Washington: Apple’s latest iPhones use components made by Intel, Micron Technology, and Toshiba, among others, according to two firms that cracked open iPhone Xs and Xs Max models.
The studies by repair firm iFixit, published this week, are among the first detailed teardowns of the phones, which became available for purchase in stores around the world yesterday.
Supplying parts for Apple’s iPhones is considered a coup for chipmakers and other manufacturers. While Apple publishes a broad list of suppliers each year, it does not disclose which companies make which components and insists its suppliers keep quiet.
That makes teardowns the only way of establishing the breakdown of parts in the phones, although analysts also recommend caution in drawing conclusions because Apple sometimes uses more than one supplier for a part. What is found in one iPhone may not be found in others. The breakdowns listed no parts from Samsung and no chips from Qualcomm.

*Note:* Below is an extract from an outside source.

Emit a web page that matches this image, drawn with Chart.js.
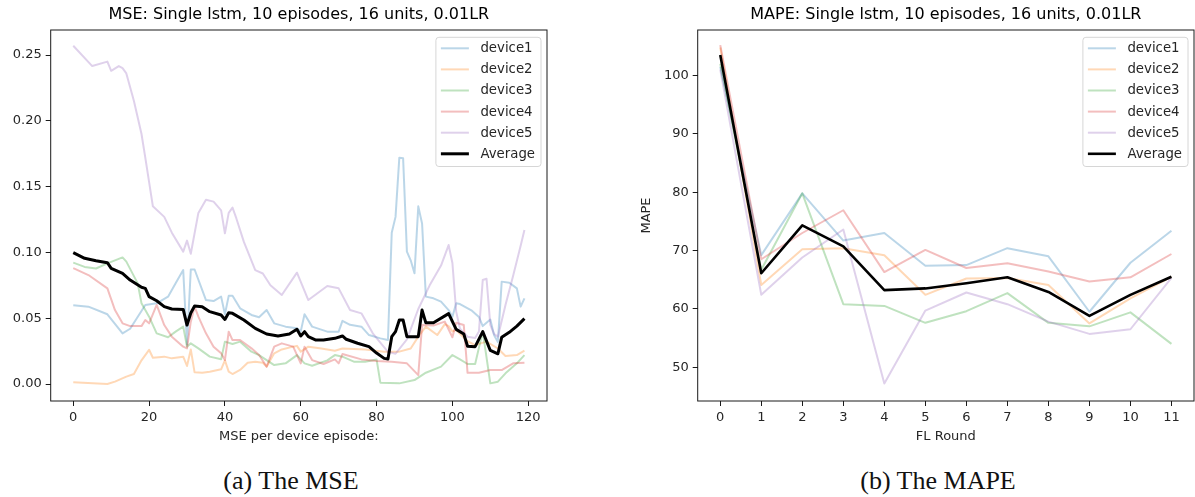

Samsung in the past has supplied memory chips for Apple’s iPhones and was believed by analysts to be the sole supplier of the costly displays for last year’s iPhone X.
The iFixit teardown showed iPhone Xs and Xs Max used Intel’s modem and communication chips instead of Qualcomm’s hardware.
The latest iPhones also had DRAM and NAND memory chips from Micron and Toshiba, according to iFixit’s study. Previous teardowns of the iPhone 7 had shown DRAM chips made by Samsung in some models.
TechInsights’ dissection of a 256GB storage capacity iPhone Xs Max, on the other hand, revealed DRAM from Micron but NAND memory from SanDisk, which is owned by Western Digital and works with Toshiba for its supply of NAND chips.